To be done.
Output a verbatim copy of the data, cut off after the line that contains "14530, 15520, 16760]".

=====

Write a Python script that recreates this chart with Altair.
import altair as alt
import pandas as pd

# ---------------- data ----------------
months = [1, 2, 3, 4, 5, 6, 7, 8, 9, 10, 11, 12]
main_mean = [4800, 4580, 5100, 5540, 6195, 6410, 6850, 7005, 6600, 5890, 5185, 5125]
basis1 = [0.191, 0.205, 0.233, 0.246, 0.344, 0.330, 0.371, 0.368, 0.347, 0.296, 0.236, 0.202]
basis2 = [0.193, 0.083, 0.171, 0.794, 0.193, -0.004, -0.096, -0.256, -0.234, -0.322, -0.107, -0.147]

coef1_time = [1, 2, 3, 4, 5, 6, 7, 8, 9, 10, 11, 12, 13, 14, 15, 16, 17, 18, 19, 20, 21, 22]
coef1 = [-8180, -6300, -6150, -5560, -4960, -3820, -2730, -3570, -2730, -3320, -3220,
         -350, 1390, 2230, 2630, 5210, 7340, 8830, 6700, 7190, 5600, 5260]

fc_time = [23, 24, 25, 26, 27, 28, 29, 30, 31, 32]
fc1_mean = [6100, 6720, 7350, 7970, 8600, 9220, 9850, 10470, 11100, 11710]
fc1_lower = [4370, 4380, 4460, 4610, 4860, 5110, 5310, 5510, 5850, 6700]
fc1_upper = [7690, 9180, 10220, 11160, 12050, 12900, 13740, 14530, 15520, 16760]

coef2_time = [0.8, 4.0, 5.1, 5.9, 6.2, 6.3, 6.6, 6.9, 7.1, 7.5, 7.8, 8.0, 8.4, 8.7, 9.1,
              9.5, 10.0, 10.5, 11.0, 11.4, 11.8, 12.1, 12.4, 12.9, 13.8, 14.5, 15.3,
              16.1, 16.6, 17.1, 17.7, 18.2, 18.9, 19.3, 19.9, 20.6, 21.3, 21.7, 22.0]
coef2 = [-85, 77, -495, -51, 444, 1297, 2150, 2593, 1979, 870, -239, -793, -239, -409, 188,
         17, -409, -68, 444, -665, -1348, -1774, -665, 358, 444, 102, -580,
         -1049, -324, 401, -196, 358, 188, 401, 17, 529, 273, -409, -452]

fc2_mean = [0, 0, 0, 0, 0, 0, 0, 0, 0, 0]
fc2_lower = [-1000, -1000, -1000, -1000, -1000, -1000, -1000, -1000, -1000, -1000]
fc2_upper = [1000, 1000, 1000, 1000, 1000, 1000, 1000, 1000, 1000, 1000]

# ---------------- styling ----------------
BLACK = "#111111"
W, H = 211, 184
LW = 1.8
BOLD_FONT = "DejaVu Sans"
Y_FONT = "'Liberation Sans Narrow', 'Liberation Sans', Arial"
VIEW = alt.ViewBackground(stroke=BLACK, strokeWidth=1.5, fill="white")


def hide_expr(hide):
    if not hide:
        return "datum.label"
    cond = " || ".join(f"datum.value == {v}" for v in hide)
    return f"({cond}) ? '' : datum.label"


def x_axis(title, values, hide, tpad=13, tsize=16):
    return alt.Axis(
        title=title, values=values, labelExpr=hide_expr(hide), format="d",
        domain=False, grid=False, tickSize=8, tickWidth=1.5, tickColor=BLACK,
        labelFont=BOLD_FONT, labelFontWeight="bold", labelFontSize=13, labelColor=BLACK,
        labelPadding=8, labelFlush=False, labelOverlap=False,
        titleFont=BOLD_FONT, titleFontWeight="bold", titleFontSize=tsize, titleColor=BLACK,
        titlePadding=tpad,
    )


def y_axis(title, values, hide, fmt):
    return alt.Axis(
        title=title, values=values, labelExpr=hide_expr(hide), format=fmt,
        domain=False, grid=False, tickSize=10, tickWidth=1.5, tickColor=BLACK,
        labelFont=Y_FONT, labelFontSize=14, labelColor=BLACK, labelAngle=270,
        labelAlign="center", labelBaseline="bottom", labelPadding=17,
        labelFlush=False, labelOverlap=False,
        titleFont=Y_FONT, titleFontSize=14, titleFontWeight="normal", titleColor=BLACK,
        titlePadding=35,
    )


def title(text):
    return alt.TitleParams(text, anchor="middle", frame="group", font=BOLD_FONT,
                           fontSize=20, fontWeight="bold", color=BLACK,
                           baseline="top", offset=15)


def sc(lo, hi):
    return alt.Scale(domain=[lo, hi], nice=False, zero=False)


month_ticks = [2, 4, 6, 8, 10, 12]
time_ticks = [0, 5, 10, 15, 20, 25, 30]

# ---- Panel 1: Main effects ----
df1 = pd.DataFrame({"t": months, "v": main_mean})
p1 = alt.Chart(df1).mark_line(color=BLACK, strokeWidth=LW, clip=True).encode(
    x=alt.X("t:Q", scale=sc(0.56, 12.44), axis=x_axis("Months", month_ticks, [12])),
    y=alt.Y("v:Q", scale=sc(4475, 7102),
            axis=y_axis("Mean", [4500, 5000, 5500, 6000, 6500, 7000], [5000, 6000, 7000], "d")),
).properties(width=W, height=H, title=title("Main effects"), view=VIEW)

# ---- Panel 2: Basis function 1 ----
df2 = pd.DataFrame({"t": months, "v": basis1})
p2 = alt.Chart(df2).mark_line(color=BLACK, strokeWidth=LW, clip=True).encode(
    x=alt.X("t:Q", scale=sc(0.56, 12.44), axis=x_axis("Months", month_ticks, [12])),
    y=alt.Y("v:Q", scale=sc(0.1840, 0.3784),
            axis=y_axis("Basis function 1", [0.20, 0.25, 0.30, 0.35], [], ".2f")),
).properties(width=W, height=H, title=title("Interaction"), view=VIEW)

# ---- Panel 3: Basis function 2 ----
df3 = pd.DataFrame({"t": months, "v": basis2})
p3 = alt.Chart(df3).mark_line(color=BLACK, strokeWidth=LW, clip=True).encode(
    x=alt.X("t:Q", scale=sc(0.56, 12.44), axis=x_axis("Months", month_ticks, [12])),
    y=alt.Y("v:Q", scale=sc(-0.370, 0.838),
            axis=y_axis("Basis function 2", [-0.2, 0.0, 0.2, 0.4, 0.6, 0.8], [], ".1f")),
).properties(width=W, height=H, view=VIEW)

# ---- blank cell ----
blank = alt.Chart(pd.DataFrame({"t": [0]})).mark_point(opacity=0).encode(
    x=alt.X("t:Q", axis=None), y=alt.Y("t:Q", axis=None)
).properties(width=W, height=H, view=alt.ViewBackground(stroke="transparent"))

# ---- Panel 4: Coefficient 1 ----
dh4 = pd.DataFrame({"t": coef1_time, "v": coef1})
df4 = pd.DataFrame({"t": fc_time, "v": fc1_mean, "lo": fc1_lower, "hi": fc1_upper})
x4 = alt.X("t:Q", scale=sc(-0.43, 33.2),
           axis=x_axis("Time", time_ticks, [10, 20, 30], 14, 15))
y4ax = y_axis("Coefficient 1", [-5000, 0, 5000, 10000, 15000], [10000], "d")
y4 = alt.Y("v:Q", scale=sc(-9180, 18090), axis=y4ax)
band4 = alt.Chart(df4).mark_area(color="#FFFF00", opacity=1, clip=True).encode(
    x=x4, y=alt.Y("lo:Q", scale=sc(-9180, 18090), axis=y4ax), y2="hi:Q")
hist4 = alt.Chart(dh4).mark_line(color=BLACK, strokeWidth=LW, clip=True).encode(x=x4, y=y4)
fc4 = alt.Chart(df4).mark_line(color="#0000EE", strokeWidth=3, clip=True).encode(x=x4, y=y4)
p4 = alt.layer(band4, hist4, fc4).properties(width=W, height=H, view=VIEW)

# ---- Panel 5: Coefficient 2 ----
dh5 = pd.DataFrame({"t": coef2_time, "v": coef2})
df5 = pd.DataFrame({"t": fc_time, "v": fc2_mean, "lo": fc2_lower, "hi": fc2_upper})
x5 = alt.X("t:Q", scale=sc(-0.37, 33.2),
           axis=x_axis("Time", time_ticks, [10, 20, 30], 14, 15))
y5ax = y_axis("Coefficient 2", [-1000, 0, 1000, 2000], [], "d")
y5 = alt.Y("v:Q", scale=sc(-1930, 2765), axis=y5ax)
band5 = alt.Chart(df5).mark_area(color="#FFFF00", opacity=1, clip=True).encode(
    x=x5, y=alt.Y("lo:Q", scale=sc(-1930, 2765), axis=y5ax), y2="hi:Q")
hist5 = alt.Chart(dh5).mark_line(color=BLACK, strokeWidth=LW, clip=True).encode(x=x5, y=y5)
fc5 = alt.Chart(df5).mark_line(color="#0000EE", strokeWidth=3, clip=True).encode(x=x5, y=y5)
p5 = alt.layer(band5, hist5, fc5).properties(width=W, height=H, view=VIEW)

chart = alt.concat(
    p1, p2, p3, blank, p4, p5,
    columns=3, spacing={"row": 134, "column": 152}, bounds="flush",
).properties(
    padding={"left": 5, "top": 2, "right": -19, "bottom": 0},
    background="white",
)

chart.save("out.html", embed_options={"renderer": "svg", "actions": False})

=====

Exercise result.
Write a Python script that recreates this chart with Altair.
import altair as alt
import pandas as pd

# ---------------- data ----------------
months = [1, 2, 3, 4, 5, 6, 7, 8, 9, 10, 11, 12]
main_mean = [4800, 4580, 5100, 5540, 6195, 6410, 6850, 7005, 6600, 5890, 5185, 5125]
basis1 = [0.191, 0.205, 0.233, 0.246, 0.344, 0.330, 0.371, 0.368, 0.347, 0.296, 0.236, 0.202]
basis2 = [0.193, 0.083, 0.171, 0.794, 0.193, -0.004, -0.096, -0.256, -0.234, -0.322, -0.107, -0.147]

coef1_time = [1, 2, 3, 4, 5, 6, 7, 8, 9, 10, 11, 12, 13, 14, 15, 16, 17, 18, 19, 20, 21, 22]
coef1 = [-8180, -6300, -6150, -5560, -4960, -3820, -2730, -3570, -2730, -3320, -3220,
         -350, 1390, 2230, 2630, 5210, 7340, 8830, 6700, 7190, 5600, 5260]

fc_time = [23, 24, 25, 26, 27, 28, 29, 30, 31, 32]
fc1_mean = [6100, 6720, 7350, 7970, 8600, 9220, 9850, 10470, 11100, 11710]
fc1_lower = [4370, 4380, 4460, 4610, 4860, 5110, 5310, 5510, 5850, 6700]
fc1_upper = [7690, 9180, 10220, 11160, 12050, 12900, 13740, 14530, 15520, 16760]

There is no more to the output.